The next issue was whether this damage constituted an “occurrence,” which the policies define as an “accident.” On this point, the insurers invoked the classic argument that faulty workmanship is not “accidental,” because “it is one of the normal, frequent, and predictable consequences of the construction business.” They contended that the rule of Firemen’s was still valid, asserting:

“a developer’s failure to ensure that a subcontractor’s work is sound results in a breach of contract, not a covered “accident” (or “occurrence”) under the terms of the policies.

To dispatch this argument, the Supreme Court had to explain why earlier cases interpreting “occurrence” were not controlling. It did so in two stages. The first was to note that its own prior decision, Weedo, had not interpreted the term “occurrence” in the 1973 ISO form; that step had been taken only by later cases, such as Firemen’s, that were decided by intermediate appellate courts.

Having declared itself free to interpret the insuring clause of the ISO form as a matter of first impression, the court proceeded to do so. It found that the common definition of the word “accident” is broad enough to “encompass[] unintended and unexpected harm caused by negligent conduct”—including the conduct of a building contractor. Perhaps more importantly, however, the court had, by that point in its opinion, already made the following observations about the 1986 form:

[T]he 1986 ISO [policy] includes a significant exception to an exclusion not contained in the 1973 ISO [policy].

“In creating the subcontractor exception to the ‘your work’ exclusion, it has been noted that the ISO was motivated by an agreement between policy holders and insurers

that the CGL policy should provide coverage for defective construction claims so long as the allegedly defective work had been performed by a subcontractor rather than the policyholder itself.
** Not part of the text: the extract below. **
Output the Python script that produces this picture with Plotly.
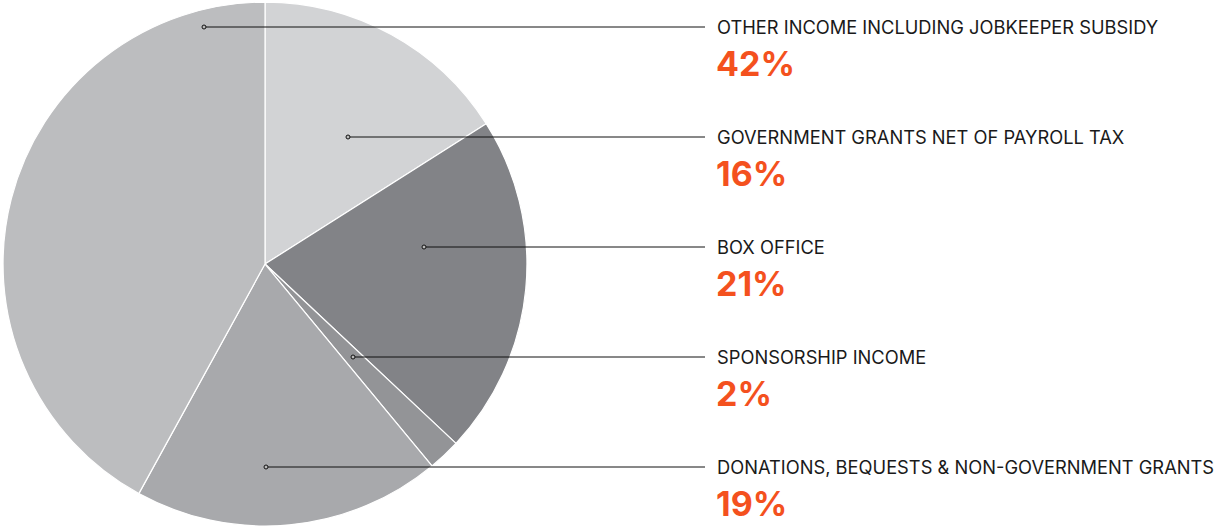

This resulted both because of the demands of the policyholder community … and the view of insurers that the CGL was a more attractive product that could be better sold if it contained this coverage. …

“Moreover, the ISO itself ‘confirm[ed] that the 1986 revisions to the standard CGL policy . . . specifically “cover[ed] … damage to, or caused by, a subcontractor’s work after the insured’s operations are completed.”

In short, although the court did not find that the subcontractor exception created coverage, it tacitly followed other courts in finding that the presence of the exception justified a new, broader interpretation of the terms that appeared in the insuring clause. (The 1973 form contained a slightly different definition of “occurrence” from the 1986 form, but, in Cypress Point, neither the Appellate Division nor the Supreme Court explained how that difference might be relevant to the outcome of the case.)

Not Your Work

The final step in the analysis was to determine whether an exclusion applied. The court found that the “Your Work” exclusion facially applied to bar coverage. However, because the subcontractor exception also applied, and because the claim was based on a subcontractor’s faulty workmanship, the Court found that this exception to the exclusion had the effect of restoring coverage.

Thus, the Supreme Court of New Jersey is now marching in step with what the court called “a strong recent trend … interpet[ing] the term ‘occurrence’ to encompass unanticipated damage to nondefective property resulting from poor workmanship.” Greystone Constr. v. Nat’l Fire & Marine Ins. Co., 661 F. 3d 1272, 1282-82, 1286 (10th Cir. 2011); Sheehan Constr. Co. v. Cont’l Cas. Co., 935 N.E. 2d 160, 169-71 (Ind. 2010), modified on other grounds, 938 N.E. 2d 685 (Ind. 2010); Architex Ass’n v. Scottsdale Ins. Co., 27 So. 3d 1148, 1162 (Miss. 2010); Travelers Indem. Co. of Am. v. Moore & Assocs., Inc., 216 S.W. 3d 302, 309 (Tenn. 2007); Lamar Homes, Inc. v. Mid-Continent Cas. Co., 242 S.W. 3d 1, 16 (Tex. 2007); Am. Family Mut. Ins. Co. v. Am. Girl, Inc., 268 Wis. 2d 16, 673 N.W. 2d 65, 70 (2004).